“for it is God who is at work in you, both to will and to work for His good pleasure.”
The amplified version of the Scripture says
“For it is [not your strength, but it is] God who is effectively at work in you, both to will and to work [that is, strengthening, energizing, and creating in you the longing and the ability to fulfill your purpose] for His good pleasure.”Philippians 2:13 AMP
God wants me to do His will. It dawned on me, I am literally fighting against Him when I don’t submit to His will. It not only displeases Him and is disobedient, but I am fighting against Him.

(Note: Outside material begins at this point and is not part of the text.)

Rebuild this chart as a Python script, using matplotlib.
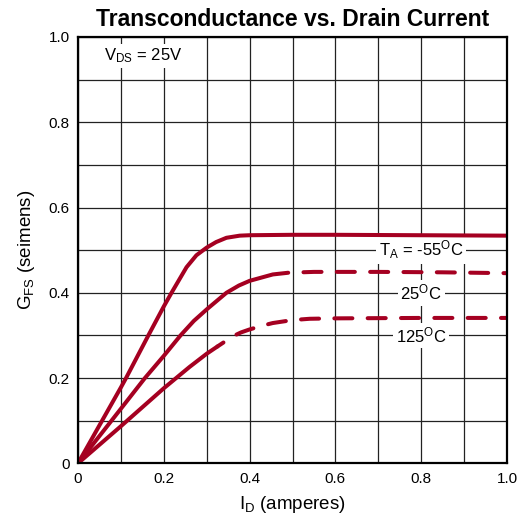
import numpy as np
import matplotlib
matplotlib.use("Agg")
import matplotlib.pyplot as plt

matplotlib.rcParams['font.family'] = ['Liberation Sans', 'DejaVu Sans']
matplotlib.rcParams['mathtext.default'] = 'regular'
matplotlib.rcParams['lines.scale_dashes'] = False

# data
id_m55 = [0, 0.10, 0.112, 0.164, 0.20, 0.218, 0.253, 0.276, 0.30, 0.322, 0.346, 0.377, 0.40, 0.50, 0.60, 0.80, 1.00]
gfs_m55 = [0, 0.178, 0.20, 0.30, 0.368, 0.40, 0.46, 0.488, 0.506, 0.519, 0.529, 0.534, 0.535, 0.536, 0.536, 0.535, 0.534]

id_25 = [0, 0.10, 0.156, 0.20, 0.239, 0.27, 0.30, 0.346, 0.375, 0.40, 0.454, 0.49, 0.55, 0.70, 0.85, 1.00]
gfs_25 = [0, 0.128, 0.20, 0.252, 0.30, 0.334, 0.361, 0.40, 0.417, 0.428, 0.443, 0.447, 0.449, 0.449, 0.448, 0.446]
solid_25 = 11  # solid up to this index, dashed after

id_125 = [0, 0.10, 0.20, 0.26, 0.30, 0.325, 0.361, 0.38, 0.40, 0.43, 0.454, 0.50, 0.54, 0.60, 0.80, 1.00]
gfs_125 = [0, 0.087, 0.176, 0.226, 0.257, 0.274, 0.298, 0.307, 0.314, 0.323, 0.329, 0.336, 0.339, 0.340, 0.341, 0.341]
solid_125 = 5

xticks = [0, 0.2, 0.4, 0.6, 0.8, 1.0]
xticklabels = ["0", "0.2", "0.4", "0.6", "0.8", "1.0"]
yticks = [0, 0.2, 0.4, 0.6, 0.8, 1.0]
yticklabels = ["0", "0.2", "0.4", "0.6", "0.8", "1.0"]

red = "#A50021"
lw = 2.9
dash = (13, 11)

fig = plt.figure(figsize=(5.19, 5.20), dpi=100)
ax = fig.add_axes([78/519, 56.7/520, 429/519, 426.3/520])

ax.plot(id_m55, gfs_m55, color=red, lw=lw, solid_capstyle='round', solid_joinstyle='round', zorder=5)

ax.plot(id_25[:solid_25+1], gfs_25[:solid_25+1], color=red, lw=lw,
        solid_capstyle='round', solid_joinstyle='round', zorder=5)
ax.plot(id_25[solid_25:], gfs_25[solid_25:], color=red, lw=lw, linestyle=(dash[0], dash),
        dash_capstyle='round', zorder=5)

ax.plot(id_125[:solid_125+1], gfs_125[:solid_125+1], color=red, lw=lw,
        solid_capstyle='round', solid_joinstyle='round', zorder=5)
ax.plot(id_125[solid_125:], gfs_125[solid_125:], color=red, lw=lw, linestyle=(dash[0]*0.6, dash),
        dash_capstyle='round', zorder=5)

ax.set_xlim(0, 1.0)
ax.set_ylim(0, 1.0)
ax.set_xticks(xticks)
ax.set_xticklabels(xticklabels)
ax.set_yticks(yticks)
ax.set_yticklabels(yticklabels)
ax.set_xticks(np.arange(0.1, 1.0, 0.2), minor=True)
ax.set_yticks(np.arange(0.1, 1.0, 0.2), minor=True)
ax.tick_params(which='both', length=0, labelsize=11)
ax.tick_params(axis='x', pad=6)
ax.tick_params(axis='y', pad=6)
ax.grid(which='both', color='#222222', lw=0.9, zorder=1)
ax.set_axisbelow(True)
for sp in ax.spines.values():
    sp.set_linewidth(1.6)
    sp.set_zorder(6)

box = dict(facecolor='white', edgecolor='none', pad=2)
ax.text(0.152, 0.956, r'V$_{DS}$ = 25V', fontsize=12, ha='center', va='center', bbox=box, zorder=3)
ax.text(0.80, 0.50, r'T$_{A}$ = -55$^{O}$C', fontsize=12, ha='center', va='center', bbox=box, zorder=3)
ax.text(0.80, 0.40, r'25$^{O}$C', fontsize=12, ha='center', va='center', bbox=box, zorder=3)
ax.text(0.80, 0.30, r'125$^{O}$C', fontsize=12, ha='center', va='center', bbox=box, zorder=3)

ax.set_title("Transconductance vs. Drain Current", fontsize=16.5, fontweight='bold', pad=8)
ax.set_xlabel(r'I$_{D}$ (amperes)', fontsize=13.5, labelpad=6)
ax.set_ylabel(r'G$_{FS}$ (seimens)', fontsize=13.5, labelpad=8)

fig.savefig("out.png", dpi=100)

Wednesday night I really struggled to go up and share what God had placed on my heart. It was that it is never too late for reconciliation and not to ignore the opportunities and nudging from Him. I have seen God do this in my own life and praise Him for the opportunity to reconcile.
I knew it was Him speaking. I knew it was His will and his work, a now moment for someone that was there. Yet for a while I still fought Him on it. It wasn’t the enemy I was fighting; as much as I would prefer to blame Him. It was God I was fighting. It was my flesh against Him.
God had already strengthened me. The energy that was surging through me let me know I needed to act on it. The longing was created in me almost the minute I sat down in the pew.
He gave me the ability to fulfill my purpose in that moment and I was fighting him. Like “I don’t care that it will bring you pleasure, Lord. I would rather be uncomfortable. I don’t really want to be Your instrument in this moment.” I can’t imagine saying those things to God, but my actions were screaming it.
Eventually I was more uncomfortable fighting God’s will then I was about going forward. I was able to share from my heart and minister in that moment, even though it meant being vulnerable. After, God confirmed that now moment through others. Even if He hadn’t, I still needed to be obedient. It brought Him pleasure for me to complete the work of His will.
Prayer – Oh Lord, thank you for not giving up on me in my delayed obedience. I want to be the girl You call on. I want to know there will not be a delay but an immediate response to Your will and you’re working in me. Help me to get there. I know that you can.